Which lines fall between the line holding "Write a Python script that recreates this chart with matplotlib." and the line holding "import numpy as np", inclusive? Retype them exactly, without the pictures, and add nothing else.

• **Source code of charts**
★ ★ ★ ★ ★ ★ ★

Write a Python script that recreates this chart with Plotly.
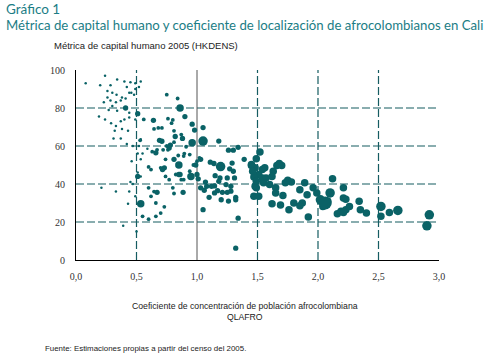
import plotly.graph_objects as go

# ---------------- data ----------------
# tiny points (very small districts)
qlafro_xs = [0.08,0.24,0.20,0.285,0.34,0.40,0.45,0.49,0.535,0.42,
             0.457,0.44,0.48,0.49,0.52,0.26,0.30,0.335,0.38,0.41,
             0.26,0.285,0.33,0.37,0.23,0.27,0.30,0.34,0.19,0.24,
             0.29,0.33,0.37,0.40,0.44,0.44,0.49,0.32,0.38,0.43,
             0.31,0.37,0.42,0.47,0.535,0.52,0.21,0.33,0.44,0.43,
             0.45,0.47,0.49,0.39,0.50,0.51,0.535,0.46,0.535,0.51,
             0.55,0.59]
hk_xs = [93,97,92,92,95,94,93.5,93,94,91,
         88,88,87,90,91,89,88,87,85.5,85,
         85.5,84,83,84,83,79,81,78.5,75.5,74,
         72,70.5,73,74,75,77.5,74,68,69,68,
         64,64,61,60,63.5,60,38,36,36,29.6,
         41,40,33.5,18,15,46,44,52,53,56,
         56,58.5]

# small points
qlafro_s = [0.55,0.60,0.66,0.70,0.73,0.62,0.60,0.66,0.645,0.60,
            0.62,0.63,0.67,0.645,0.68,0.71,0.72,0.74,0.75,0.56,
            0.84,0.76,0.80,0.79,0.81,0.75,0.81,0.76,0.87,0.845,
            0.895,0.91,0.94,0.89,0.825,0.87,0.70,0.94,0.89,0.81,
            0.80,0.74,0.77,0.97,1.00,1.02,0.53]
hk_s = [23,21.5,23,24.7,28,33.5,38,30,36,49,
        47.6,57,58,69,69.5,69.5,58,53,87,74,
        85,74.4,73.7,72,68,60,62,58,66,55,
        56,59.6,55.5,54.7,45,42.3,48.5,46.7,42.3,35,
        38,44,42.3,50,52,53.8,63]

# medium points
qlafro_m = [0.41,0.51,0.64,0.51,0.66,0.69,0.71,0.90,0.77,0.78,
            0.82,0.88,0.96,0.98,0.81,0.85,0.73,0.715,0.885,0.86,
            0.99,1.00,1.01,1.05,1.18,1.11,1.14,1.27,1.26,1.30,
            1.34,1.39,1.29,1.30,1.31,1.25,1.19,1.18,1.24,1.28,
            1.145,1.12,1.07,1.08,1.03,1.06,1.145,1.17,1.21,1.25,
            1.28,1.10,1.20,1.26,1.32,1.32,1.05,1.34,1.32,1.15,
            1.03,0.67]
hk_m = [80,77,73.5,44,56.4,63,62.5,75.5,59,60.5,
        65,64,71.5,68.4,53,45,48.5,47.6,35.6,45,
        50,45,42.7,69.7,62.6,51.5,50.8,48,57.8,57.8,
        59.3,53,51,46.7,43.2,43.2,43.2,41.4,39.7,38.8,
        39,38.8,41,38.8,38,36.7,35.3,36.5,35.6,35.6,
        36.2,33,31.7,31,33,31.7,26.5,22,6.2,44.4,
        53,35.6]

# large points
qlafro_l = [0.86,0.535,0.95,0.96,0.85,1.49,1.52,1.49,1.45,1.48,
            1.54,1.56,1.51,1.47,1.54,1.57,1.63,1.66,1.70,1.68,
            1.62,1.48,1.55,1.49,1.60,1.65,1.65,1.47,1.51,1.62,
            1.69,1.71,1.75,1.78,1.73,1.80,1.76,1.85,1.87,1.85,
            1.89,1.91,1.92,1.96,1.99,2.04,2.08,2.12,2.16,2.19,
            2.21,2.21,2.23,2.23,2.21,2.26,2.34,2.35,2.40,2.52,
            2.59,1.45,1.46]
hk_l = [80,29.6,44,61.7,50,38,56.8,53.3,49.7,48.5,
        47.6,48.5,45,43.7,43.2,43.2,46.7,49.7,49.7,50.8,
        44,38.8,40.6,41.4,39.7,38,35.3,33.5,33.5,29.6,
        29,33.9,42,41,40.6,30,26.5,37,30,28.6,
        40.6,34.4,22.6,38,35.3,28.2,31,42.7,24.3,25.6,
        38,32.6,32,26.5,25,28.2,30.9,26.5,24.7,23,
        25,50.3,46.7]

# extra-large points
qlafro_xl = [1.05,1.195,2.52,2.66,2.92,2.90,2.02,2.10]
hk_xl = [62.6,49.2,28.2,26.1,23.8,18,31.7,35.3]

# huge point
qlafro_h = [2.06]
hk_h = [30]

x_ticks = [0, 0.5, 1.0, 1.5, 2.0, 2.5, 3.0]
x_tick_labels = ["0,0", "0,5", "1,0", "1,5", "2,0", "2,5", "3,0"]
y_ticks = [0, 20, 40, 60, 80, 100]
x_grid = [0.5, 1.5, 2.0, 2.5]
y_grid = [20, 40, 60, 80]

# ---------------- figure ----------------
TEAL = "#0a6266"
GRID = "#155c61"

fig = go.Figure()
groups = [(qlafro_xs, hk_xs, 2.5), (qlafro_s, hk_s, 3.8), (qlafro_m, hk_m, 5.3),
          (qlafro_l, hk_l, 7.5), (qlafro_xl, hk_xl, 9.5), (qlafro_h, hk_h, 13)]
for gx, gy, sz in groups:
    fig.add_trace(go.Scatter(x=gx, y=gy, mode="markers",
                             marker=dict(color=TEAL, size=sz, line=dict(width=0)),
                             showlegend=False, hoverinfo="x+y"))

shapes = []
for gy in y_grid:
    shapes.append(dict(type="line", xref="x", yref="y", x0=0, x1=3, y0=gy, y1=gy,
                       line=dict(color=GRID, width=1.2, dash="8px,3px"), layer="below"))
for gx in x_grid:
    shapes.append(dict(type="line", xref="x", yref="y", x0=gx, x1=gx, y0=0, y1=100,
                       line=dict(color=GRID, width=1.2, dash="8px,3px"), layer="below"))
shapes.append(dict(type="line", xref="x", yref="y", x0=1.0, x1=1.0, y0=0, y1=100,
                   line=dict(color="#555555", width=1), layer="below"))

W, H = 496, 362
L, R, T, B = 76, 57, 70, 102
PW, PH = W - L - R, H - T - B
def px(xp): return (xp - L) / PW
def py(yp): return (H - B - yp) / PH

annotations = [
    dict(text="Gráfico 1", x=px(4), y=py(9), xanchor="left", yanchor="middle",
         font=dict(family="Lato, Open Sans, sans-serif", size=13.5, color="#1b7d85")),
    dict(text="Métrica de capital humano y coeficiente de localización de afrocolombianos en Cali",
         x=px(4), y=py(25), xanchor="left", yanchor="middle",
         font=dict(family="Lato, Open Sans, sans-serif", size=13.2, color="#1b7d85")),
    dict(text="Métrica de capital humano 2005 (HKDENS)", x=px(52), y=py(45),
         xanchor="left", yanchor="middle",
         font=dict(family="Liberation Sans Narrow, Liberation Sans, sans-serif", size=9.5, color="#222")),
    dict(text="Coeficiente de concentración de población afrocolombiana<br>QLAFRO",
         x=px(245), y=py(311), xanchor="center", yanchor="middle",
         font=dict(family="Liberation Sans Narrow, Liberation Sans, sans-serif", size=8.7, color="#222")),
    dict(text="Fuente: Estimaciones propias a partir del censo del 2005.", x=px(43), y=py(348),
         xanchor="left", yanchor="middle",
         font=dict(family="Liberation Sans, sans-serif", size=7.9, color="#222")),
]
for a in annotations:
    a.update(xref="paper", yref="paper", showarrow=False)

fig.update_layout(
    width=W, height=H,
    margin=dict(l=L, r=R, t=T, b=B),
    paper_bgcolor="white", plot_bgcolor="white",
    shapes=shapes, annotations=annotations,
    xaxis=dict(range=[0, 3], tickvals=x_ticks, ticktext=x_tick_labels,
               showgrid=False, zeroline=False, showline=True, linecolor="black",
               linewidth=1.2, ticks="", ticklabelstandoff=7,
               tickfont=dict(family="Liberation Serif, serif", size=10, color="#333")),
    yaxis=dict(range=[0, 100], tickvals=y_ticks,
               showgrid=False, zeroline=False, showline=True, linecolor="black",
               linewidth=1.2, ticks="", ticklabelstandoff=8,
               tickfont=dict(family="Liberation Serif, serif", size=10, color="#333")),
)

fig.write_html("out.html", config={"displayModeBar": False},
               post_script="document.body.style.margin='0';document.body.style.overflow='hidden';")
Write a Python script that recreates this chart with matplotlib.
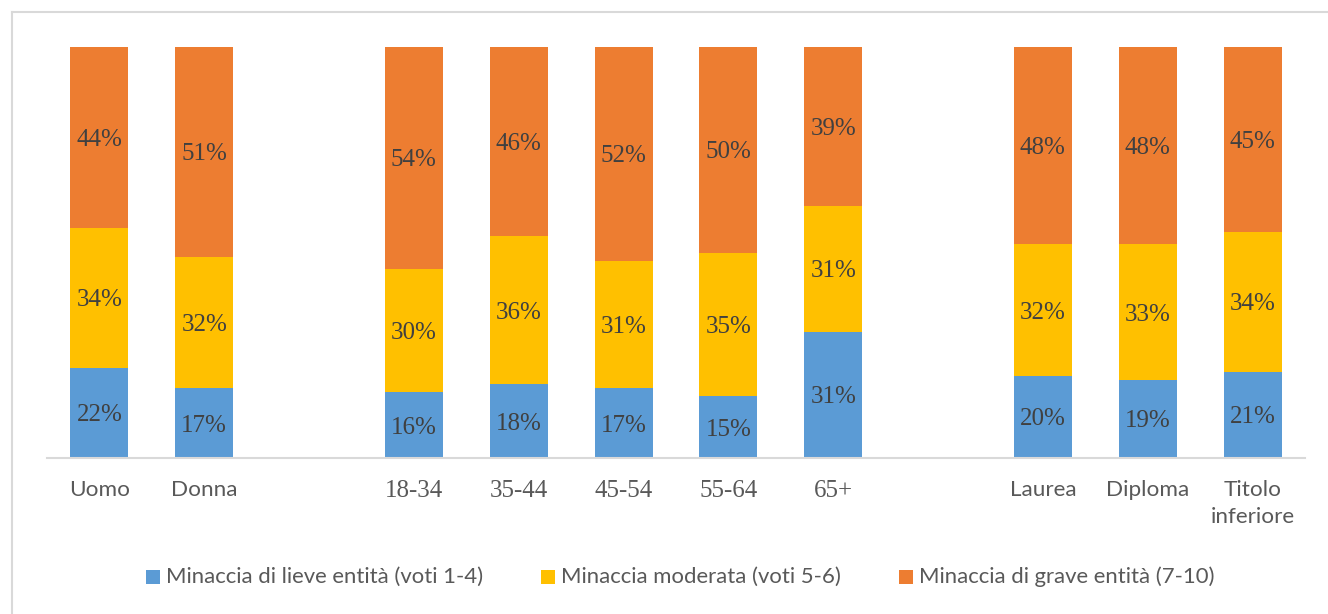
import matplotlib
matplotlib.use("Agg")
import matplotlib.pyplot as plt
from matplotlib.patches import Rectangle
from matplotlib.lines import Line2D
import numpy as np

categories = ["Uomo", "Donna", "", "18-34", "35-44", "45-54", "55-64", "65+", "", "Laurea", "Diploma", "Titolo\ninferiore"]
lieve =    [22, 17, None, 16, 18, 17, 15, 31, None, 20, 19, 21]
moderata = [34, 32, None, 30, 36, 31, 35, 31, None, 32, 33, 34]
grave =    [44, 51, None, 54, 46, 52, 50, 39, None, 48, 48, 45]
series_names = ["Minaccia di lieve entità (voti 1-4)",
                "Minaccia moderata (voti 5-6)",
                "Minaccia di grave entità (7-10)"]
colors = ["#5b9bd5", "#ffc000", "#ed7d31"]

SANS = ["Lato", "DejaVu Sans"]
SERIF = ["Liberation Serif", "DejaVu Serif"]
TXT = "#595959"

W, H = 1328, 614
fig = plt.figure(figsize=(W / 100, H / 100), dpi=100)
ax = fig.add_axes([47 / W, (H - 458) / H, (1305 - 47) / W, (458 - 47) / H])

x = np.arange(len(categories))
idx = [i for i, v in enumerate(lieve) if v is not None]
totals = {i: lieve[i] + moderata[i] + grave[i] for i in idx}
bottoms = {i: 0.0 for i in idx}
for vals, col in zip([lieve, moderata, grave], colors):
    xs = [x[i] for i in idx]
    hs = [vals[i] / totals[i] for i in idx]
    bs = [bottoms[i] for i in idx]
    ax.bar(xs, hs, bottom=bs, width=0.553, color=col, edgecolor="none")
    for i, h, b in zip(idx, hs, bs):
        ax.text(x[i], b + h / 2, f"{vals[i]}%", ha="center", va="center_baseline",
                fontsize=18, family=SERIF, color="#404040")
        bottoms[i] += h

ax.set_xlim(-0.5, len(categories) - 0.5)
ax.set_ylim(0, 1)
ax.set_yticks([])
for s in ["top", "right", "left"]:
    ax.spines[s].set_visible(False)
ax.spines["bottom"].set_color("#d9d9d9")
ax.spines["bottom"].set_linewidth(1.5)
ax.set_xticks(x)
ax.set_xticklabels(categories)
ax.tick_params(axis="x", length=0, pad=16)
for lab in ax.get_xticklabels():
    t = lab.get_text()
    if t and t[0].isdigit():
        lab.set_family(SERIF)
        lab.set_fontsize(18)
    else:
        lab.set_family(SANS)
        lab.set_fontsize(16.2)
    lab.set_color(TXT)
    lab.set_linespacing(1.45)

# legend
leg_sq_x = [146, 541, 899]
leg_y = 577
sq = 14
for name, col, sx in zip(series_names, colors, leg_sq_x):
    fig.patches.append(Rectangle((sx / W, (H - leg_y - sq / 2) / H), sq / W, sq / H,
                                 transform=fig.transFigure, facecolor=col, edgecolor="none"))
    fig.text((sx + sq + 6) / W, (H - leg_y) / H, name, ha="left", va="center",
             fontsize=15.9, family=SANS, color=TXT)

# chart border (partially visible)
fig.add_artist(Line2D([12 / W, 1], [1 - 12 / H, 1 - 12 / H], transform=fig.transFigure,
                      color="#d9d9d9", lw=1.5))
fig.add_artist(Line2D([12 / W, 12 / W], [0, 1 - 12 / H], transform=fig.transFigure,
                      color="#d9d9d9", lw=1.5))

fig.savefig("out.png", dpi=100)
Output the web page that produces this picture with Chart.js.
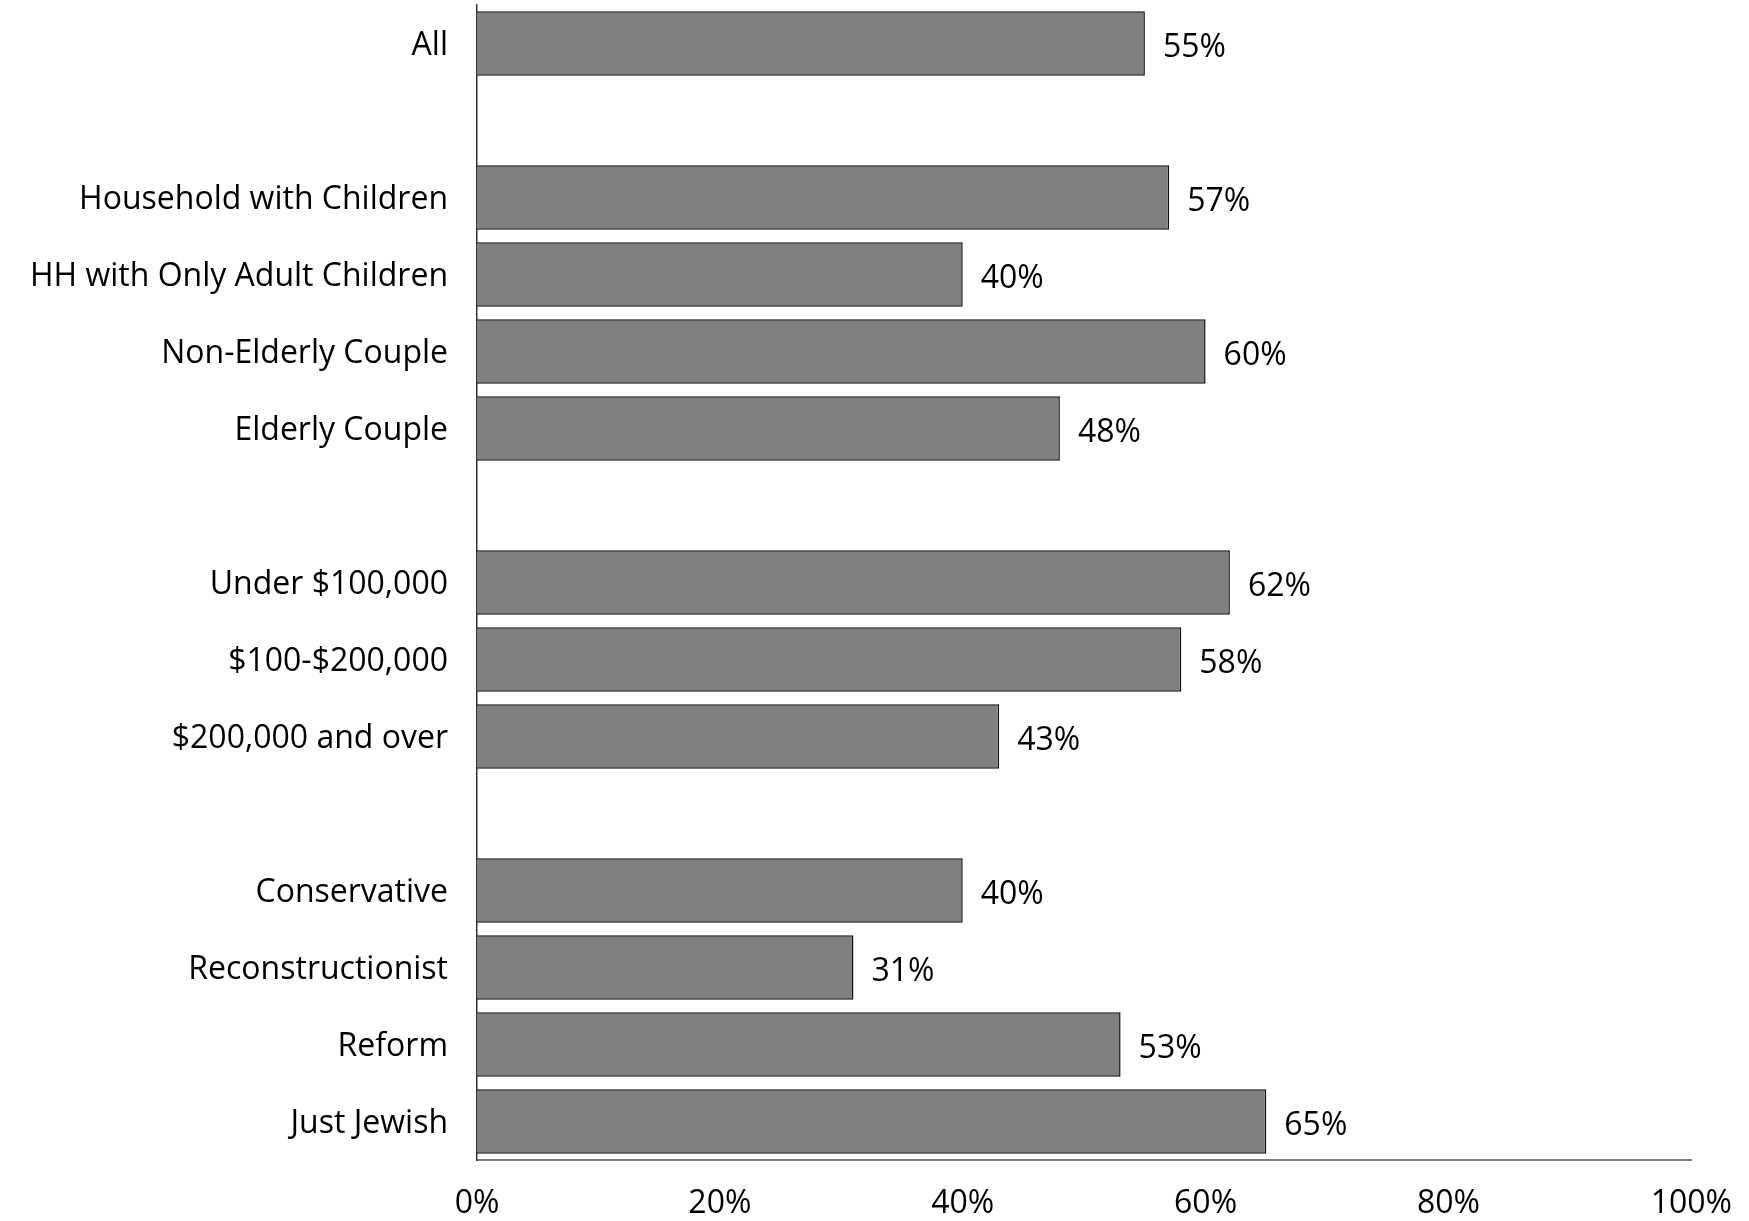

★ ★ ★ ★ ★ ★ ★

• **Solution to the problem**
Write a Python script that recreates this chart with matplotlib.
import matplotlib
matplotlib.use("Agg")
import matplotlib.pyplot as plt
from matplotlib.patches import Rectangle
from matplotlib.lines import Line2D
import numpy as np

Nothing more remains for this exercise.